Whitney warbled: “I believe that children are the future…”
Chronologically speaking, is there anyone who disagrees with her? Does anyone think that, say, sexagenarians are the future? Way to go out on a limb, Whitney. If you could only get that husband of yours out of rehab, we’d be really impressed with you.
The discussion regarding this pathetic lyric made us wonder: Is this truly the stupidest line in the history of rock-n-roll music (pardon the oxymoron)? Although we, the crack young staff of “The Hatemonger’s Quarterly,” have been in numerous department stores, and have therefore been subjected to countless rock songs, we aren’t sure whether Ms. Houston’s expatiation on children as the future merits such opprobrium.
For instance, there’s a horrid line in Elton John’s “Your Song.” Whilst discussing all the things he would give to his object of affection, depending on what job he held, Mr. John croons:
If I was [sic] a sculptor—but then again, no
That’s mighty foolish too. After all, the second time Sir Elton sang this feculent number, he’d ditch that lyric.

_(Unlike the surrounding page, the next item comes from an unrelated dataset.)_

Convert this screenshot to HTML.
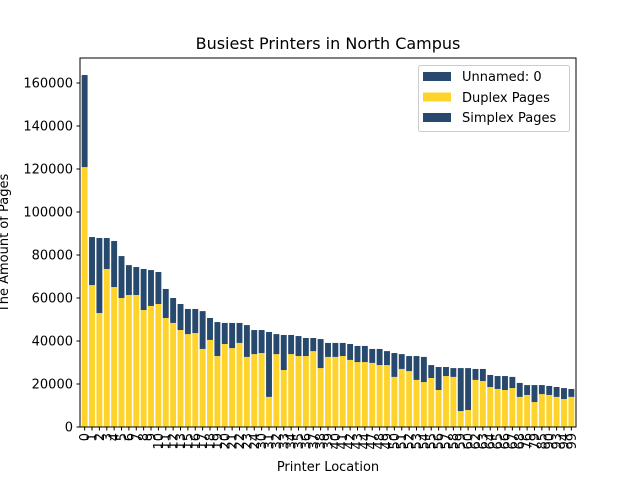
<!DOCTYPE html>
<html><head><meta charset="utf-8"><style>
html,body{margin:0;padding:0;background:#fff;}
svg{display:block;font-family:"DejaVu Sans","Liberation Sans",sans-serif;}
</style></head><body>
<svg id="chart" width="640" height="480" viewBox="0 0 640 480" xmlns="http://www.w3.org/2000/svg">
<rect x="0" y="0" width="640" height="480" fill="#fff"/>
<text x="328" y="49" font-size="16" text-anchor="middle" fill="#000">Busiest Printers in North Campus</text>
<text x="0" y="0" font-size="13" text-anchor="middle" transform="translate(8,243) rotate(-90)" fill="#000">The Amount of Pages</text>
<text x="328" y="471" font-size="13" text-anchor="middle" fill="#000">Printer Location</text>
<g id="bars"></g>
<g id="yticks"></g>
<g id="xticks"></g>
<rect x="80" y="58" width="496" height="369" fill="none" stroke="#000" stroke-width="1"/>
<g>
<rect x="418.5" y="65.5" width="151" height="66" rx="2" fill="#fff" fill-opacity="0.8" stroke="#ccc"/>
<rect x="423" y="72" width="28" height="9" fill="#27496d"/>
<text x="462" y="81" font-size="13">Unnamed: 0</text>
<rect x="423" y="92.5" width="28" height="9" fill="#fed42c"/>
<text x="462" y="102" font-size="13">Duplex Pages</text>
<rect x="423" y="113" width="28" height="9" fill="#27496d"/>
<text x="462" y="122" font-size="13">Simplex Pages</text>
</g>
</svg>
<script>
const categories = ["0","1","2","3","4","5","6","7","8","9","10","11","12","13","15","16","17","18","19","20","21","22","23","24","30","31","32","33","34","35","36","37","38","39","40","41","42","43","44","47","48","49","50","51","52","53","54","55","56","57","58","59","60","62","63","64","65","66","67","68","76","79","85","90","93","94","99"];
const totalPages = [163700,88350,87900,87900,86500,79500,75300,74400,73500,73000,72100,64200,60000,57200,54900,54900,53900,50700,48800,48400,48400,48400,47400,45100,45100,44200,43200,42800,42800,42300,41400,41400,40900,39100,39100,39100,38600,37700,37700,36300,36300,35300,34400,33900,33000,33000,32600,28800,27900,27900,27400,27400,27400,27000,27000,24200,23700,23700,23300,20500,19500,19500,19500,19100,18600,18100,17700];
const duplexPages = [120900,66000,53000,73500,65100,60000,61400,61400,54400,56300,57200,50700,48400,45100,43200,43700,36300,40500,33000,38600,36700,39100,32600,33900,34400,14000,33900,26500,33900,33000,33000,35300,27400,32600,32600,33000,31200,30200,30200,29800,28800,28800,23300,27000,26000,21900,20900,22800,17200,23700,23300,7400,7900,21900,21400,18600,17700,17200,18100,14000,14900,11600,15300,14900,14000,13000,14000];
const yTicks = [0,20000,40000,60000,80000,100000,120000,140000,160000];

const NS = "http://www.w3.org/2000/svg";
const L = 80, R = 576, T = 58, B = 427;
const n = categories.length;
const xmin = -0.63, xmax = n - 1 + 0.63;
const ymax = 160000 * (B - T) / (B - 83);
function xs(v){ return L + (v - xmin) / (xmax - xmin) * (R - L); }
function ys(v){ return B - v / ymax * (B - T); }
const bw = 0.8 * (R - L) / (xmax - xmin);

const gb = document.getElementById('bars');
for (let i = 0; i < n; i++) {
  const cx = xs(i);
  const d = document.createElementNS(NS, 'rect');
  
  
  d.setAttribute('x', cx - bw/2); d.setAttribute('width', bw);
  d.setAttribute('y', ys(duplexPages[i])); d.setAttribute('height', B - ys(duplexPages[i]));
  d.setAttribute('fill', '#fed42c');
  gb.appendChild(d);
  const s = document.createElementNS(NS, 'rect');
  
  
  s.setAttribute('x', cx - bw/2); s.setAttribute('width', bw);
  s.setAttribute('y', ys(totalPages[i])); s.setAttribute('height', ys(duplexPages[i]) - ys(totalPages[i]));
  s.setAttribute('fill', '#27496d');
  gb.appendChild(s);
}
const gy = document.getElementById('yticks');
yTicks.forEach(v => {
  const y = ys(v);
  const l = document.createElementNS(NS, 'line');
  
  
  l.setAttribute('x1', L - 3.5); l.setAttribute('x2', L); l.setAttribute('y1', y); l.setAttribute('y2', y);
  l.setAttribute('stroke', '#000');
  gy.appendChild(l);
  const t = document.createElementNS(NS, 'text');
  
  
  t.setAttribute('x', L - 7); t.setAttribute('y', y + 4.5);
  t.setAttribute('font-size', '13'); t.setAttribute('text-anchor', 'end');
  t.textContent = v;
  gy.appendChild(t);
});
const gx = document.getElementById('xticks');
categories.forEach((c, i) => {
  const x = xs(i);
  const l = document.createElementNS(NS, 'line');
  
  
  l.setAttribute('x1', x); l.setAttribute('x2', x); l.setAttribute('y1', B); l.setAttribute('y2', B + 3.5);
  l.setAttribute('stroke', '#000');
  gx.appendChild(l);
  const t = document.createElementNS(NS, 'text');
  
  
  t.setAttribute('font-size', '13'); t.setAttribute('text-anchor', 'end');
  t.setAttribute('transform', 'translate(' + (x + 4.5) + ',' + (B + 6) + ') rotate(-90)');
  t.textContent = c;
  gx.appendChild(t);
});
</script>
</body></html>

After (literally) minutes of in-house reflection on this topic, we, the crack young staff of “The Hatemonger’s Quarterly,” decided to allow our readers to weigh in on the matter. As such, we are pleased as peaches to announce:
“The Hatemonger’s Quarterly” First Annual Stupidest Lyric in Rock Music History Contest:
We, the crack young staff of “The Hatemonger’s Quarterly,” humbly invite submissions of unspeakably awful rock music lyrics, so that we may determine the worst line in rock music history. Granted, bad lyrics in rock music aren’t exactly unexpected; in fact, calling rock music bad reminds us of the Firesign Theatre’s “Department of Redundancy Department.” Still, though we detest rock music, we are certain that some examples are even more nauseating than others.
We must, however, establish a few ground-rules for our contest. Entrants must send their submissions to us (via the “Contact Us” link found at the top right-hand corner of your computer screen) by September 9th, 2004, 5:00pm EST. In addition, the lyrics in question must be from albums actually recorded, and must be available on-line from some “rock lyric website.” So, if your first cousin is in a band called “Horace Tilson and the Hot Rat Pasties,” you can’t send in a line from their thoroughly unheralded song “Sister Vampire.”
The winning entrant will have his selection published in a future edition of “The Hatemonger’s Quarterly,” and will bask in the luminous glow of Internet fame. He—or she—shall receive all kinds of kudos from the crack young staff.
So, dear reader, what are you waiting for? Break open all those old Dave Clark Five albums, and get to work.